Tuesday 25 June 2013

BIZ-INNOVATION!

HUL:A CLEAR SOLUTION

Hindustan Unilever's Pureit water filters are touching millions of lives worldwide.

Annisa, a 35-year-old home-maker, lives in the suburbs of Jakarta, Indonesia's capital. She usually starts her day by hauling a 20-litre container to a nearby water kiosk where waits in line
for a couple of hours to fill water for her family to drink and for household chores. Twenty litres last just two days, but millions of Indonesians would rather haul water home like this than drink tap water, which is often
polluted and tastes salty.
On the other side of the world,30-year-old home-maker Marisol,
who lives in a small Mexican town, has a similar problem. A
cholera outbreak in the 1990s,caused by poor quality municipal water supply, destroyed her trust of tap water. Marisol buys 20-litre
containers of water at her local super market every two days.
Consumers like Annisa and Marisol mean business for Pureit,
a water purifier developed for
the Indian market by the world's largest consumer goods
company, Unilever, at its Bangalore research centre. The filter was test-marketed in
Chennai in 2004, and gradually sold across India over the next
four years. Today, it also sells in Bangladesh, Brazil, Indonesia,Mexico, Nigeria and Sri Lanka.

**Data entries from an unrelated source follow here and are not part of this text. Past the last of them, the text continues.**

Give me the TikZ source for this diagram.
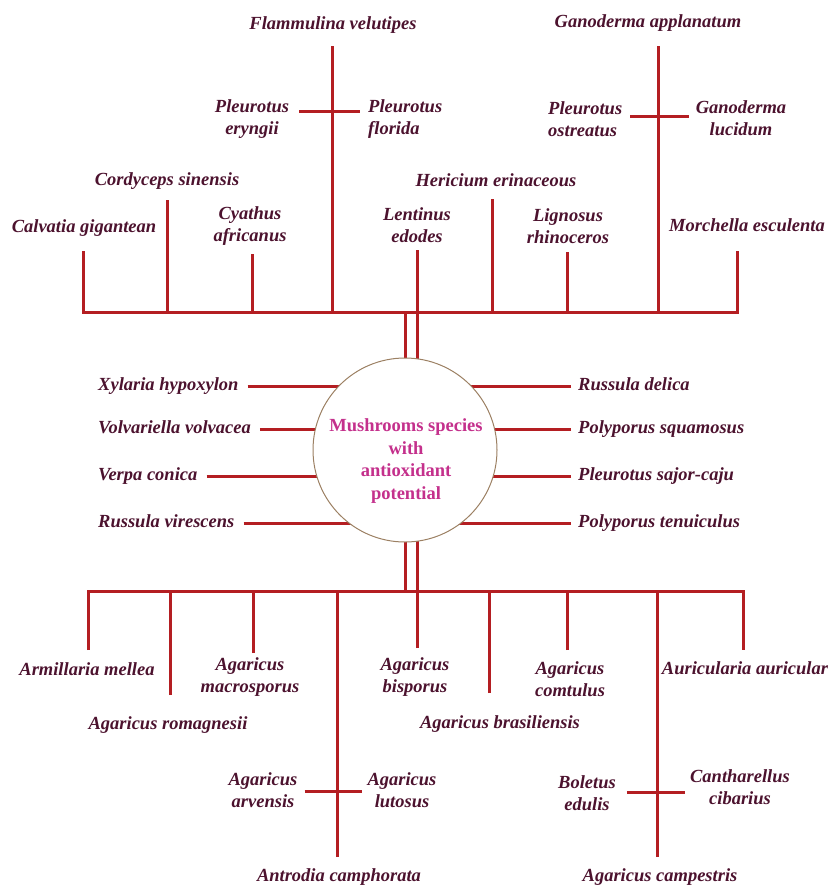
\documentclass[tikz,border=0pt]{standalone}
\usepackage{fontspec}
\setmainfont{Liberation Serif}
\usepackage{tikz}
\usepackage{xcolor}
\definecolor{rouge}{RGB}{180,30,34}
\definecolor{prune}{RGB}{76,18,46}
\definecolor{rose}{RGB}{196,48,140}
\tikzset{
Tige/.style={
 draw=rouge, 
 line width=3pt
 },
Espece/.style={
 text=prune, 
 font=\fontsize{18.5}{22}\selectfont\bfseries\itshape, 
 align=center, 
 inner sep=0pt
 },
EspeceG/.style={
 Espece, 
 align=left, 
 anchor=west
 },
Ligne/.style={
 Espece, 
 anchor=west, 
 text height=13pt, 
 text depth=4pt
 },
Coeur/.style={
 circle, 
 draw=gray!55!brown, 
 line width=1pt, 
 fill=white, 
 minimum size=184pt, 
 inner sep=0pt
 },
Titre/.style={
 text=rose, 
 font=\fontsize{18.5}{22.5}\selectfont\bfseries, 
 align=center, 
 inner sep=0pt
 }
}

\begin{document}
\begin{tikzpicture}[x=1pt,y=-1pt]
\useasboundingbox (0,0) rectangle (832,886);
% points de base
\coordinate (c) at (405,450);
\coordinate (c2) at (417,450);
\coordinate (hg) at (83,312);
\coordinate (hd) at (737,312);
\coordinate (bg) at (88,591);
\coordinate (bd) at (743,591);

% especes du haut
\node[Espece] (flam) at (333,25) {Flammulina velutipes};
\node[Espece] (gapp) at (648,23) {Ganoderma applanatum};
\node[Espece] (eryn) at (252,119) {Pleurotus\\eryngii};
\node[EspeceG] (flor) at (368,119) {Pleurotus\\florida};
\node[EspeceG] (ostr) at (548,119) {Pleurotus\\ostreatus};
\node[Espece] (gluc) at (741,118) {Ganoderma\\lucidum};
\node[Espece] (cord) at (167,181) {Cordyceps sinensis};
\node[Espece] (calv) at (84,228) {Calvatia gigantean};
\node[Espece] (cyat) at (250,226) {Cyathus\\africanus};
\node[Espece] (lent) at (417,225) {Lentinus\\edodes};
\node[Espece] (heri) at (496,180) {Hericium erinaceous};
\node[Espece] (lign) at (568,226) {Lignosus\\rhinoceros};
\node[Espece] (morc) at (747,225) {Morchella esculenta};

% especes du milieu
\node[Ligne] (xyla) at (98,386) {Xylaria hypoxylon};
\node[Ligne] (volv) at (98,429) {Volvariella volvacea};
\node[Ligne] (verp) at (98,476) {Verpa conica};
\node[Ligne] (rvir) at (98,523) {Russula virescens};
\node[Ligne] (rdel) at (578,386) {Russula delica};
\node[Ligne] (psqu) at (578,429) {Polyporus squamosus};
\node[Ligne] (psaj) at (578,476) {Pleurotus sajor-caju};
\node[Ligne] (pten) at (578,523) {Polyporus tenuiculus};

% especes du bas
\node[Espece] (arme) at (87,669) {Armillaria mellea};
\node[Espece] (arom) at (168,725) {Agaricus romagnesii};
\node[Espece] (amac) at (250,677) {Agaricus\\macrosporus};
\node[Espece] (abis) at (415,677) {Agaricus\\bisporus};
\node[Espece] (abra) at (500,724) {Agaricus brasiliensis};
\node[Espece] (acom) at (570,679) {Agaricus\\comtulus};
\node[Espece] (aaur) at (745,668) {Auricularia auricular};
\node[Espece] (aarv) at (263,790) {Agaricus\\arvensis};
\node[Espece] (alut) at (402,790) {Agaricus\\lutosus};
\node[Espece] (bole) at (587,793) {Boletus\\edulis};
\node[Espece] (cant) at (740,787) {Cantharellus\\cibarius};
\node[Espece] (antr) at (339,877) {Antrodia camphorata};
\node[Espece] (acam) at (660,877) {Agaricus campestris};

% tiges du haut
\coordinate (h1) at (83,251);
\coordinate (h2) at (167,200);
\coordinate (h3) at (252,254);
\coordinate (h4) at (332,46);
\coordinate (h5) at (417,250);
\coordinate (h6) at (492,199);
\coordinate (h7) at (567,252);
\coordinate (h8) at (658,46);
\coordinate (h9) at (737,251);
\draw[Tige] (h1) -- (hg) -- (hd) -- (h9);
\foreach \i in {2,...,8}
 \draw[Tige] (h\i) -- (h\i |- hg);
\draw[Tige, shorten <=10pt, shorten >=8pt] (eryn.east |- 0,111) -- (flor.west |- 0,111);
\draw[Tige, shorten <=8pt, shorten >=7pt] (ostr.east |- 0,116) -- (gluc.west |- 0,116);

% tiges du bas
\coordinate (b1) at (88,650);
\coordinate (b2) at (170,695);
\coordinate (b3) at (253,653);
\coordinate (b4) at (337,857);
\coordinate (b5) at (417,648);
\coordinate (b6) at (489,693);
\coordinate (b7) at (567,650);
\coordinate (b8) at (657,857);
\coordinate (b9) at (743,650);
\draw[Tige] (b1) -- (bg) -- (bd) -- (b9);
\foreach \i in {2,...,8}
 \draw[Tige] (b\i) -- (b\i |- bg);
\draw[Tige, shorten <=7pt, shorten >=5pt] (aarv.east |- 0,791) -- (alut.west |- 0,791);
\draw[Tige, shorten <=11pt, shorten >=5pt] (bole.east |- 0,792) -- (cant.west |- 0,792);

% liens vers le cercle
\draw[Tige] (c) -- (c |- hg);
\draw[Tige] (c2) -- (c2 |- hg);
\draw[Tige] (c) -- (c |- bg);
\draw[Tige] (c2) -- (c2 |- bg);
\foreach \n in {xyla,volv,verp,rvir}
 \draw[Tige, shorten <=9pt] (\n.east) -- (\n.east -| c);
\foreach \n in {rdel,psqu,psaj,pten}
 \draw[Tige, shorten <=7pt] (\n.west) -- (\n.west -| c);

% cercle
\node[Coeur] (coeur) at (c) {};
\node[Titre] (titre) at (406,461) {Mushrooms species\\with\\antioxidant\\potential};
\end{tikzpicture}
\end{document}
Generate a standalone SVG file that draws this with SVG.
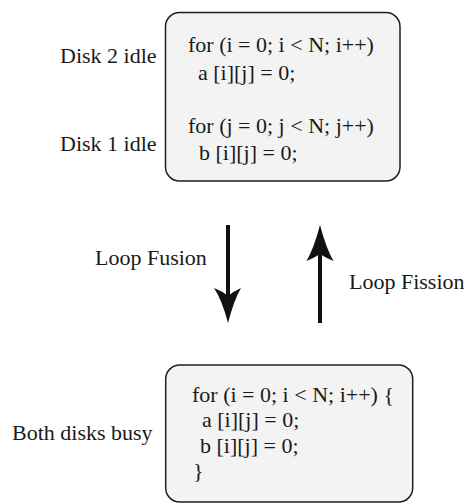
<svg xmlns="http://www.w3.org/2000/svg" width="464" height="503" viewBox="0 0 464 503">
  <style>
    .box { fill: #f3f3f3; stroke: #1f1f1f; stroke-width: 1.5; }
    text { font-family: "Liberation Serif", "Times New Roman", serif; font-size: 22px; fill: #1a1a1a; }
    .shaft { stroke: #111; stroke-width: 4; fill: none; }
    .head { fill: #111; stroke: none; }
  </style>
  <rect width="464" height="503" fill="#ffffff"/>

  <!-- split loops -->
  <g id="split-loops">
    <rect class="box" x="165.5" y="12.5" width="234.5" height="168.5" rx="14"/>
    <text x="188" y="52">for (i = 0; i &lt; N; i++)</text>
    <text x="198" y="80">a [i][j] = 0;</text>
    <text x="188" y="133">for (j = 0; j &lt; N; j++)</text>
    <text x="199" y="160">b [i][j] = 0;</text>
  </g>
  <g id="label-disk2">
    <text x="60" y="63">Disk 2 idle</text>
  </g>
  <g id="label-disk1">
    <text x="60" y="151">Disk 1 idle</text>
  </g>

  <!-- fused loop -->
  <g id="fused-loop">
    <rect class="box" x="165.7" y="365" width="247" height="137" rx="14"/>
    <text x="192" y="402">for (i = 0; i &lt; N; i++) {</text>
    <text x="202" y="427">a [i][j] = 0;</text>
    <text x="200" y="453">b [i][j] = 0;</text>
    <text x="193" y="478">}</text>
  </g>
  <g id="label-both">
    <text x="12" y="440">Both disks busy</text>
  </g>

  <!-- transformations -->
  <g id="connectors">
    <line class="shaft" x1="228" y1="225" x2="228" y2="296"/>
    <path class="head" d="M228 323 Q222 300 214 288 Q222 291 228 296 Q234 291 241 288 Q234 300 228 323 Z"/>
    <line class="shaft" x1="320" y1="323" x2="320" y2="254"/>
    <path class="head" d="M320 225 Q314 248 306.5 261 Q314 258 320 254 Q326 258 333.5 261 Q326 248 320 225 Z"/>
  </g>
  <g id="label-fusion">
    <text x="95" y="265">Loop Fusion</text>
  </g>
  <g id="label-fission">
    <text x="349" y="289">Loop Fission</text>
  </g>
</svg>
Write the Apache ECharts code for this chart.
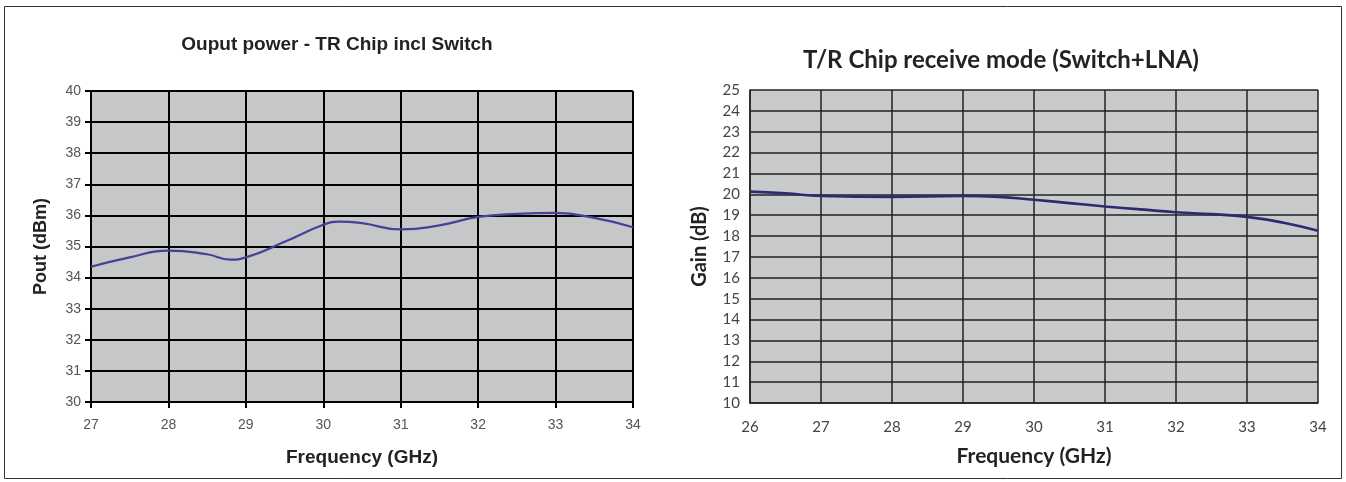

When Pureit was launched,water purifiers such as Eureka Forbes's Aquaguard had been on the Indian market for over a decade. To be successful, Pureit
had to be different. One major difference was price: Unilever
priced the entry-level product,Pureit Classic, at Rs 2,350 - less
than half the entry level prices of other purifiers. The second
important difference was that,unlike other products, Pureit did
not need electricity. "Unilever decided that water would be one
of the key drivers for the future,way back in 2000," says Anupam
Bokey, General Manager (Brand Development) for Pureit.
"Providing safe drinking water was not only looked at as an area which would rake in revenues,
but it also became part of the company's vision to give back to
society."
Unilever's promise that Pureit could make even filthy water fit to drink seems to have been
more than advertising hoopla.One of Pureit's earliest advertising campaigns featured a
man collecting water from a dirty overhead tank and a pond, and
rainwater in a bottle, and challenging a Pureit salesperson
to purify it. The commercial showed the salesman putting the sceptic's doubts to rest by purifying the dirty water right
before his eyes. "We have offered Rs 1 crore in prize money to anyone who can prove that some
other water purifier brand can purify water better than Pureit,and there are still no takers for
that money," says Bokey proudly.
The biggest challenge when Pureit was launched was to win
over consumers. "Though there were many water purifier brands in the market, penetration was low due to steep pricing," says Bokey. "Moreover, water safety was not at the top of people's minds. People preferred to boil water, and would do so only when their kids fell sick."
Another challenge was that while the lack of safe drinking water was a common problem in several countries, each country had its own peculiarities. For
instance, Bokey says, unlike Indians, Indonesians did not boil tap water. However, he adds,
they are more aware of the importance of clean drinking
water. And Mexicans, he notes,have a deep mistrust of tap
water. Consumers in many countries were uncomfortable
with the idea of drinking purified
tap water.
Unilever had to find a way to offer the best technology at a
low price, says Bokey. Most water purifiers used reverse osmosis
technology, which requires electricity. Pureit puts water
through four stage of filtration,in which sediments, dirt,
parasites and residues are removed. The process requires
no electricity, which poor people either lack or find expensive.
"Pureit ensures that you get the level of safe drinking water that meets US Environmental Protection Agency norms from the first litre to the last," says
Bokey. He adds that the product warns the consumer when the
filter parts are due for
replacement, and shuts off when
it can no longer dispense clean water. Thus it ensures that
consumers never drink unsafe water.
Pureit's affordability helped overcome consumer resistance.
"In Indonesia, we told
consumers that the cost of Pureit was 16 times less than a 20-litre container of water," says Bokey.
"Similarly, in Mexico, the cost of a litre of packaged water is 60
times more than that of a litre purified by Pureit."